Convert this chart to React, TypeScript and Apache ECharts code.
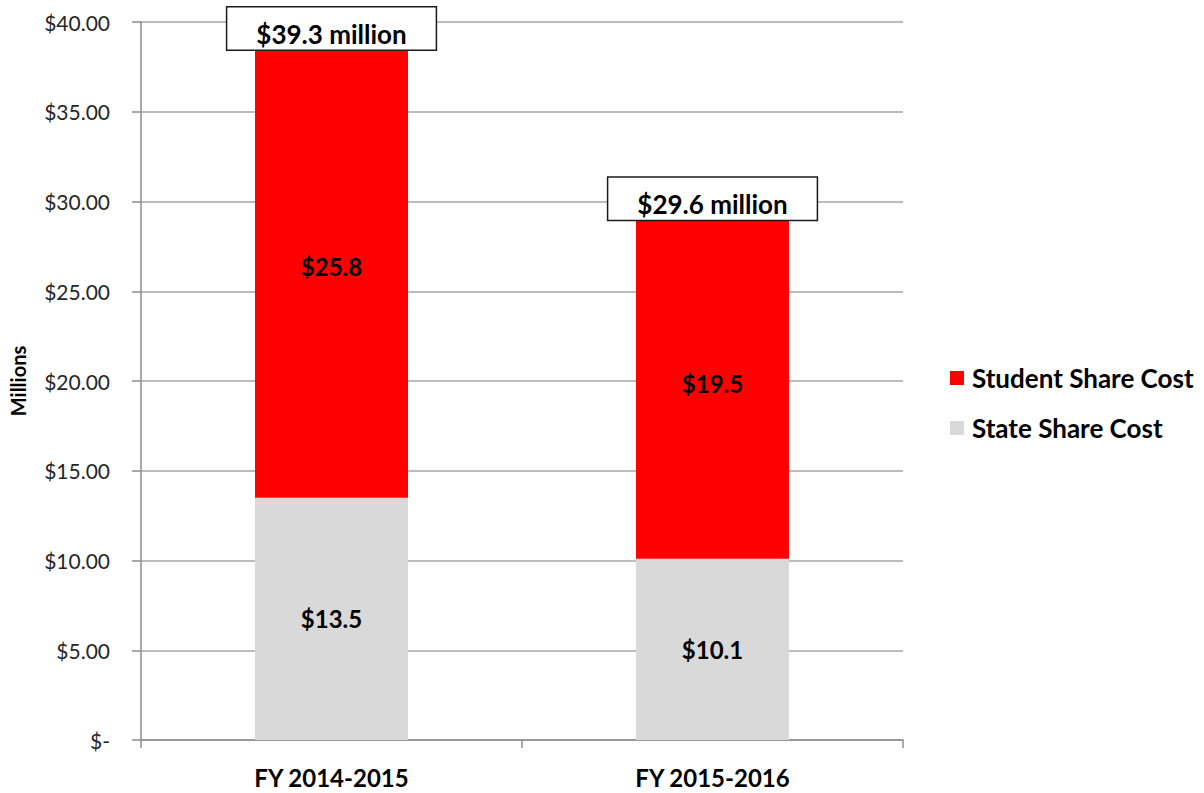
import React, { useEffect, useRef } from "react";
import * as echarts from "echarts";

const categories = ["FY 2014-2015", "FY 2015-2016"];
const stateShare = [13.5, 10.1];
const studentShare = [25.8, 19.5];
const totals = [39.3, 29.6];
const yTicks = [0, 5, 10, 15, 20, 25, 30, 35, 40];

const FONT = "Lato";

export default function App() {
  const ref = useRef<HTMLDivElement>(null);
  useEffect(() => {
    document.body.style.margin = "0";
    const chart = echarts.init(ref.current!, null, { renderer: "svg" });
    const insideLabel = {
      show: true,
      position: "inside",
      fontFamily: FONT,
      fontSize: 24,
      fontWeight: "bold",
      color: "#000",
    };
    chart.setOption({
      animation: false,
      textStyle: { fontFamily: FONT },
      grid: { left: 141, right: 301, top: 22, bottom: 53 },
      legend: {
        orient: "vertical",
        left: 945,
        top: 360,
        itemWidth: 14,
        itemHeight: 14,
        itemGap: 24,
        icon: "rect",
        data: ["Student Share Cost", "State Share Cost"],
        textStyle: { fontFamily: FONT, fontSize: 26, fontWeight: "bold", color: "#000", padding: [0, 0, 0, 3] },
      },
      xAxis: {
        type: "category",
        data: categories,
        axisLine: { lineStyle: { color: "#8c8c8c", width: 1.5 } },
        axisTick: { show: true, length: 8, lineStyle: { color: "#8c8c8c", width: 1.5 } },
        axisLabel: { fontFamily: FONT, fontSize: 24, fontWeight: "bold", color: "#000", margin: 25 },
      },
      yAxis: {
        type: "value",
        min: 0,
        max: 40,
        interval: 5,
        name: "Millions",
        nameLocation: "middle",
        nameGap: 113,
        nameTextStyle: { fontFamily: FONT, fontSize: 20, fontWeight: "bold", color: "#000" },
        axisLine: { show: true, lineStyle: { color: "#8c8c8c", width: 1.5 } },
        axisTick: { show: true, length: 9, lineStyle: { color: "#8c8c8c", width: 1.5 } },
        splitLine: { lineStyle: { color: "#a6a6a6", width: 1.5 } },
        axisLabel: {
          fontFamily: FONT,
          fontSize: 21,
          color: "#262626",
          margin: 31,
          formatter: (v: number) => (yTicks.includes(v) ? (v === 0 ? "$-" : "$" + v.toFixed(2)) : ""),
        },
      },
      series: [
        {
          name: "State Share Cost",
          type: "bar",
          stack: "total",
          barWidth: 153,
          data: stateShare,
          itemStyle: { color: "#d9d9d9" },
          label: { ...insideLabel, formatter: (p: any) => "$" + p.value.toFixed(1) },
        },
        {
          name: "Student Share Cost",
          type: "bar",
          stack: "total",
          barWidth: 153,
          data: studentShare,
          itemStyle: { color: "#ff0000" },
          label: { ...insideLabel, formatter: (p: any) => "$" + p.value.toFixed(1) },
        },
        {
          name: "Total",
          type: "bar",
          stack: "total",
          barWidth: 153,
          silent: true,
          itemStyle: { color: "transparent" },
          data: totals.map((t, i) => ({
            value: 0,
            label: {
              show: true,
              position: "top",
              distance: i === 0 ? -15 : -11,
              fontFamily: FONT,
              fontSize: 26,
              fontWeight: "bold",
              color: "#000",
              backgroundColor: "#fff",
              borderColor: "#1a1a1a",
              borderWidth: 1.5,
              padding: [13, 29, 3, 29],
              formatter: "$" + t.toFixed(1) + " million",
            },
          })),
        },
      ],
    });
    return () => chart.dispose();
  }, []);
  return <div ref={ref} style={{ width: 1204, height: 793 }} />;
}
━━━━━━━━━━━━━━━━
#### Objective:
What is the number of lines above that contain the string "React"? Answer with the number alone.

#### Written answer:
2